Does this mean all investors should avoid Sovereign Gold Bonds? No. They should first define their need.
- For immediate use: the answer is obvious. Buy physical gold or jewellery.
- For future use (e.g. accumulating gold for a marriage).
- If the need is more than 10Y away, a normal mix of equity and fixed income should suffice.
- If the need is 8-10Y away, you can buy Sovereign Gold Bonds.
Why? Sovereign gold bonds offer a tax-free, risk-free way to accumulate gold as long as your future gold purchase is more than eight years away*. You also get 2.5% interest (taxable as per slab) on the initial gold value as a “thank you for reducing gold imports(temporarily)” gift from the govt.

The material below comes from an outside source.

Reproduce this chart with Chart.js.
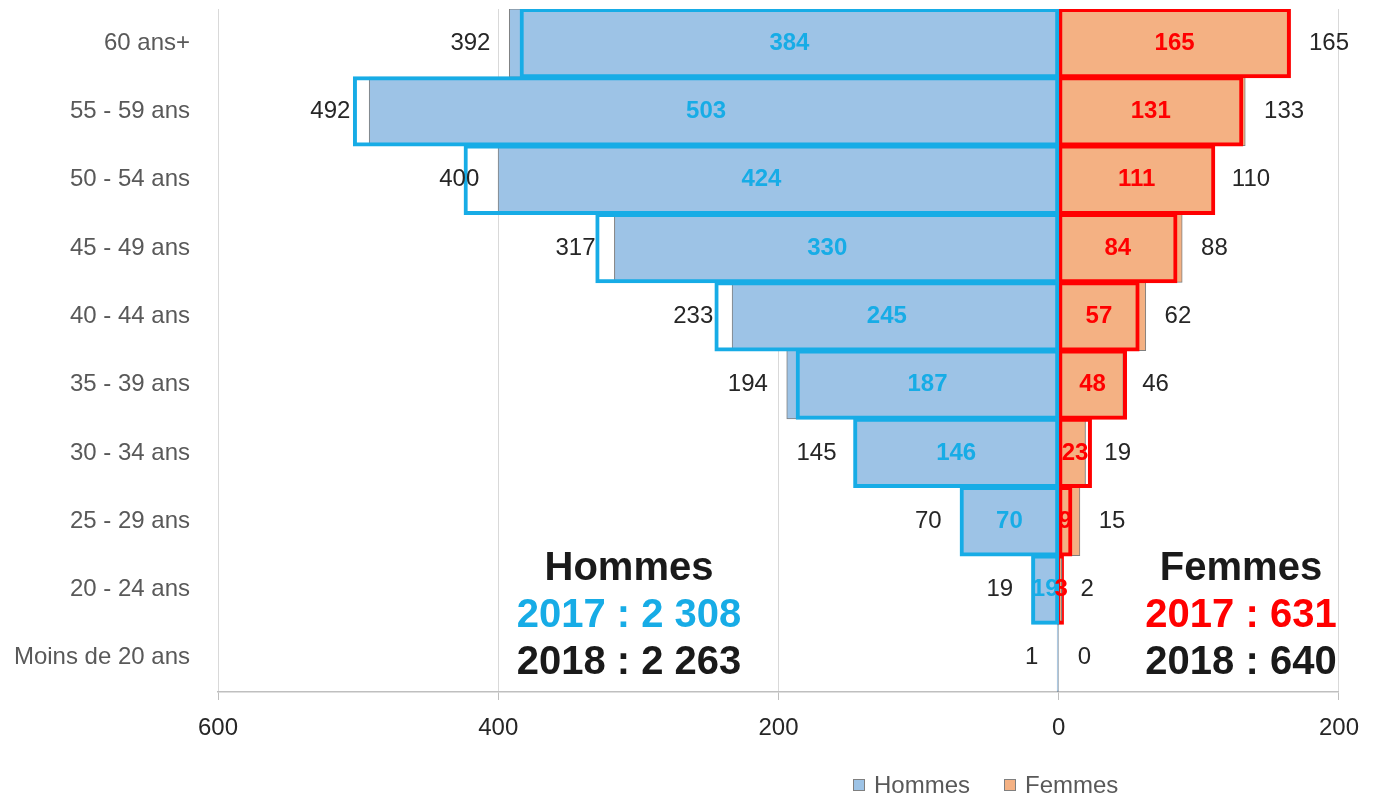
<!DOCTYPE html>
<html lang="fr">
<head>
<meta charset="utf-8">
<title>Pyramide des âges — Hommes / Femmes 2017-2018</title>
<script src="https://cdn.jsdelivr.net/npm/chart.js@4.4.1/dist/chart.umd.min.js"></script>
<style>
  html, body { margin: 0; padding: 0; background: #fff; }
  #wrap { width: 1373px; height: 798px; position: relative; }
</style>
</head>
<body>
<div id="wrap"><canvas id="pyramid"></canvas></div>
<script>
// ── Data ─────────────────────────────────────────────────────
const categories = ['60 ans+', '55 - 59 ans', '50 - 54 ans', '45 - 49 ans', '40 - 44 ans',
                    '35 - 39 ans', '30 - 34 ans', '25 - 29 ans', '20 - 24 ans', 'Moins de 20 ans'];
const hommes2017 = [384, 503, 424, 330, 245, 187, 146, 70, 19, 0];
const hommes2018 = [392, 492, 400, 317, 233, 194, 145, 70, 19, 1];
const femmes2017 = [165, 131, 111, 84, 57, 48, 23, 9, 3, 0];
const femmes2018 = [165, 133, 110, 88, 62, 46, 19, 15, 2, 0];
const xTicks     = [-600, -400, -200, 0, 200];

// ── Style ────────────────────────────────────────────────────
const FONT  = "'Liberation Sans', Arial, sans-serif";
const CYAN  = '#17ACE6';
const RED   = '#FF0000';
const BLUE  = '#9DC3E6';
const ORNG  = '#F4B183';
const GREY  = '#7F7F7F';
const INK   = '#262626';

const sum = arr => arr.reduce((a, b) => a + b, 0);
const fmt = n => String(n).replace(/\B(?=(\d{3})+(?!\d))/g, ' ');

// ── Labels + annotations plugin ──────────────────────────────
const labelPlugin = {
  id: 'pyramidLabels',
  afterDatasetsDraw(chart) {
    const ctx = chart.ctx;
    ctx.save();
    ctx.textBaseline = 'middle';
    chart.data.datasets.forEach((ds, di) => {
      const meta = chart.getDatasetMeta(di);
      meta.data.forEach((el, i) => {
        const raw = ds.raw[i];
        if (ds.year === 2017) {
          if (!raw) return;
          ctx.font = 'bold 24px ' + FONT;
          ctx.fillStyle = ds.labelColor;
          ctx.textAlign = 'center';
          ctx.fillText(raw, (el.x + el.base) / 2, el.y);
        } else {
          ctx.font = '24px ' + FONT;
          ctx.fillStyle = INK;
          const left = ds.side === 'H';
          ctx.textAlign = left ? 'right' : 'left';
          ctx.fillText(raw, el.x + (left ? -19 : 19), el.y);
        }
      });
    });
    ctx.restore();
  },
  afterDraw(chart) {
    const ctx = chart.ctx;
    ctx.save();
    // totals
    ctx.textAlign = 'center';
    ctx.textBaseline = 'middle';
    ctx.font = 'bold 40px ' + FONT;
    const blocks = [
      { x: 629,  title: 'Hommes', c17: CYAN, t17: sum(hommes2017), t18: sum(hommes2018) },
      { x: 1241, title: 'Femmes', c17: RED,  t17: sum(femmes2017), t18: sum(femmes2018) }
    ];
    blocks.forEach(b => {
      ctx.fillStyle = '#1a1a1a';
      ctx.fillText(b.title, b.x, 569);
      ctx.fillStyle = b.c17;
      ctx.fillText('2017 : ' + fmt(b.t17), b.x, 616);
      ctx.fillStyle = '#1a1a1a';
      ctx.fillText('2018 : ' + fmt(b.t18), b.x, 663);
    });
    // legend
    ctx.font = '24px ' + FONT;
    ctx.textAlign = 'left';
    [{ x: 853, fill: BLUE, text: 'Hommes' }, { x: 1004, fill: ORNG, text: 'Femmes' }].forEach(l => {
      ctx.fillStyle = l.fill;
      ctx.fillRect(l.x, 779, 12, 12);
      ctx.strokeStyle = GREY;
      ctx.lineWidth = 1;
      ctx.strokeRect(l.x + 0.5, 779.5, 11, 11);
      ctx.fillStyle = '#595959';
      ctx.fillText(l.text, l.x + 21, 786);
    });
    ctx.restore();
  }
};

// ── Datasets ─────────────────────────────────────────────────
// border band = borderWidth + 2 * inflateAmount, roughly centred on the bar edge
const outline = { backgroundColor: 'rgba(0,0,0,0)', borderWidth: 2, inflateAmount: 1,
                  borderSkipped: false, categoryPercentage: 1, barPercentage: 1, grouped: false };
const filled  = { borderColor: GREY, borderWidth: 1, inflateAmount: 0.5,
                  borderSkipped: false, categoryPercentage: 1, barPercentage: 1, grouped: false };

const datasets = [
  { ...outline, label: 'Hommes 2017', data: hommes2017.map(v => -v), raw: hommes2017,
    borderColor: CYAN, labelColor: CYAN, year: 2017, side: 'H', order: 0 },
  { ...outline, label: 'Femmes 2017', data: femmes2017, raw: femmes2017,
    borderColor: RED, labelColor: RED, year: 2017, side: 'F', order: 1 },
  { ...filled, label: 'Hommes', data: hommes2018.map(v => -v), raw: hommes2018,
    backgroundColor: BLUE, year: 2018, side: 'H', order: 2 },
  { ...filled, label: 'Femmes', data: femmes2018, raw: femmes2018,
    backgroundColor: ORNG, year: 2018, side: 'F', order: 3 }
];

// ── Chart ────────────────────────────────────────────────────
new Chart(document.getElementById('pyramid'), {
  type: 'bar',
  data: { labels: categories, datasets },
  plugins: [labelPlugin],
  options: {
    indexAxis: 'y',
    responsive: true,
    maintainAspectRatio: false,
    animation: false,
    layout: { padding: { top: 9, right: 31, bottom: 46, left: 0 } },
    plugins: { legend: { display: false }, tooltip: { enabled: false } },
    scales: {
      x: {
        min: xTicks[0], max: xTicks[xTicks.length - 1],
        afterBuildTicks: s => { s.ticks = xTicks.map(v => ({ value: v })); },
        afterFit: s => { s.height = 60; },
        grid: { color: '#d9d9d9', lineWidth: 1, tickLength: 8, tickColor: '#bfbfbf' },
        border: { color: '#bfbfbf', width: 1.5 },
        ticks: { callback: v => Math.abs(v), color: INK, padding: 14,
                 font: { family: FONT, size: 24 }, maxRotation: 0 }
      },
      y: {
        afterFit: s => { s.width = 218; s.paddingTop = 0; s.paddingBottom = 0; },
        grid: { display: false },
        border: { display: false },
        ticks: { color: '#595959', padding: 20, font: { family: FONT, size: 24 } }
      }
    }
  }
});
</script>
</body>
</html>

This is risk-free because the bond tracks the price of 24-carat gold, and at any given time and after eight years, one could buy 22-carat jewellery. * These bonds cannot be sold in the middle of the tenure unless you are willing to take a loss. So if you want to buy jewels after 10 years, buy the bonds for the first eight years and then hold cash or buy the gold asap.

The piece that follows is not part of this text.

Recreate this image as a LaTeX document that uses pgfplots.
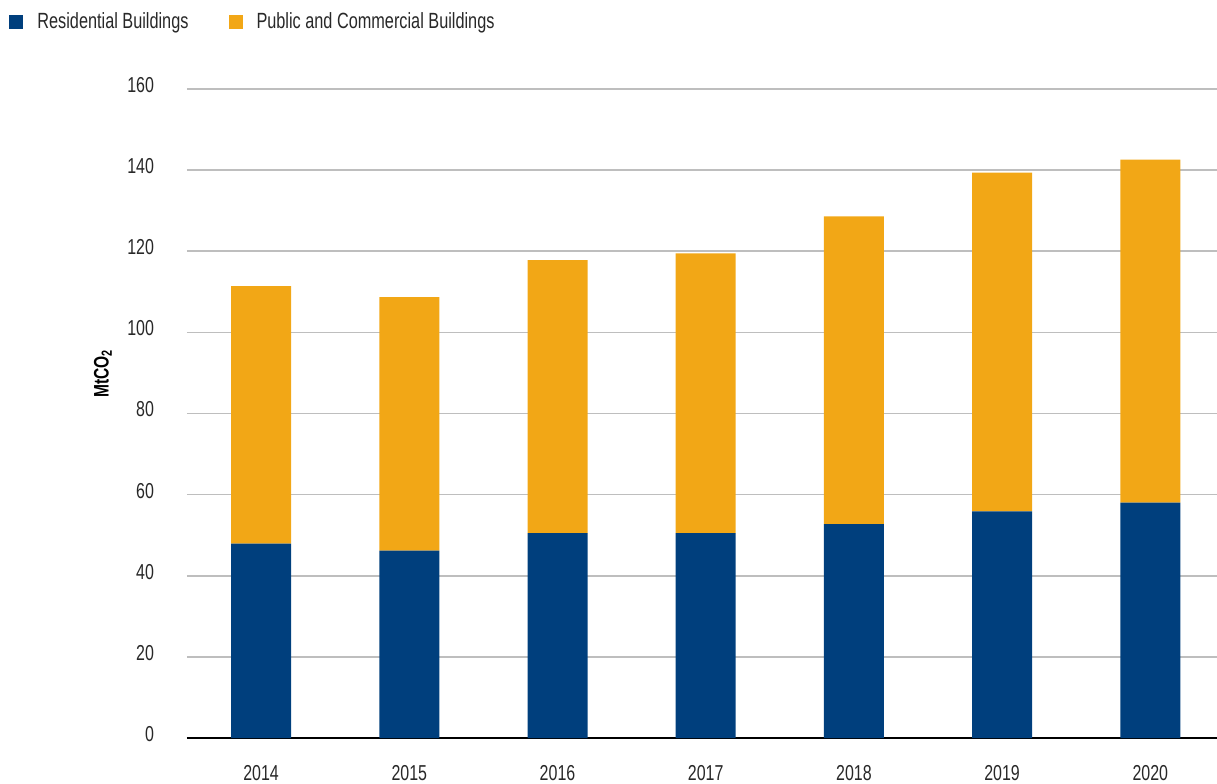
\documentclass[border=0pt]{standalone}
\usepackage{pgfplots}
\pgfplotsset{compat=1.18}
\usepackage{fontspec}
\setmainfont[FakeStretch=0.74]{Liberation Sans}
\definecolor{resblue}{RGB}{0,63,125}
\definecolor{comorange}{RGB}{242,167,22}
\definecolor{gridgray}{RGB}{190,190,190}
\definecolor{txt}{RGB}{40,40,40}
\begin{document}
\begin{tikzpicture}
\path[use as bounding box] (-93.5pt,-22.5pt) rectangle (515pt,369pt);
\begin{axis}[
  at={(0,0)}, anchor=south west,
  scale only axis, width=515pt, height=324.5pt,
  clip=false,
  ybar stacked, bar width=30pt,
  xmin=-0.5, xmax=6.45, ymin=0, ymax=160,
  ytick={0,20,...,160},
  xtick=data,
  xticklabels={2014,2015,2016,2017,2018,2019,2020},
  axis line style={draw=none},
  major tick length=0pt,
  ymajorgrids, grid style={gridgray, line width=0.75pt},
  /pgf/number format/assume math mode=true,
  ticklabel style={font=\fontsize{10.8}{12}\selectfont, text=txt},
  yticklabel style={anchor=east, xshift=-13pt, yshift=2pt},
  xticklabel style={anchor=center, yshift=-17.5pt},
  legend columns=2,
  legend style={at={(rel axis cs:0,1)}, anchor=west, xshift=-89pt, yshift=33.5pt,
    draw=none, fill=none, inner sep=0pt,
    font=\fontsize{11}{12}\selectfont, text=txt,
    /tikz/every odd column/.append style={column sep=5pt},
    /tikz/every even column/.append style={column sep=18pt}},
  legend image code/.code={\fill[#1] (0pt,-3.5pt) rectangle (7pt,3.5pt);},
  legend cell align=left,
]
\addplot[fill=resblue, draw=none] coordinates {(0,47.9) (1,46.2) (2,50.5) (3,50.5) (4,52.7) (5,55.9) (6,58.0)};
\addplot[fill=comorange, draw=none] coordinates {(0,63.5) (1,62.5) (2,67.3) (3,69.0) (4,75.9) (5,83.5) (6,84.6)};
\legend{Residential Buildings, Public and Commercial Buildings}
\draw[black, line width=0.75pt] (rel axis cs:0,0) -- (rel axis cs:1,0);
\node[xshift=-42pt, rotate=90, font=\fontsize{10.5}{12}\selectfont\bfseries, text=black] at (rel axis cs:0,0.562) {MtCO\textsubscript{2}};
\end{axis}
\end{tikzpicture}
\end{document}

- If you wish to include gold for diversification, then the gold instrument has to be liquid. You will need to buy and sell freely without loss. Sovereign Gold Bonds are not suitable for this. Those familiar with ETFs can choose a liquid ETF like Nippon India ETF Gold BeES or use a Gold fund (a fund of fund that invests in a gold ETF).
- One could argue that gold is not necessary for a long-term portfolio and effective management is possible with stocks and bonds. Also, see: How much gold in my portfolio will protect against a market crash?
- Sovereign Gold Bonds are also unsuitable for tactical exit and entry in gold. This will again need ETF and gold and a strategy. See for example: Is this a good time to buy gold? A tactical buying strategy for gold
Therefore we recommend that investors eyeing Sovereign Gold Bonds first define their requirements clearly. If they want to “get some returns” from gold or use it as part of a diversified portfolio, then these bonds are not suitable. We recommend using them only if you have a future need (about 8-10Y away) to buy gold jewellery.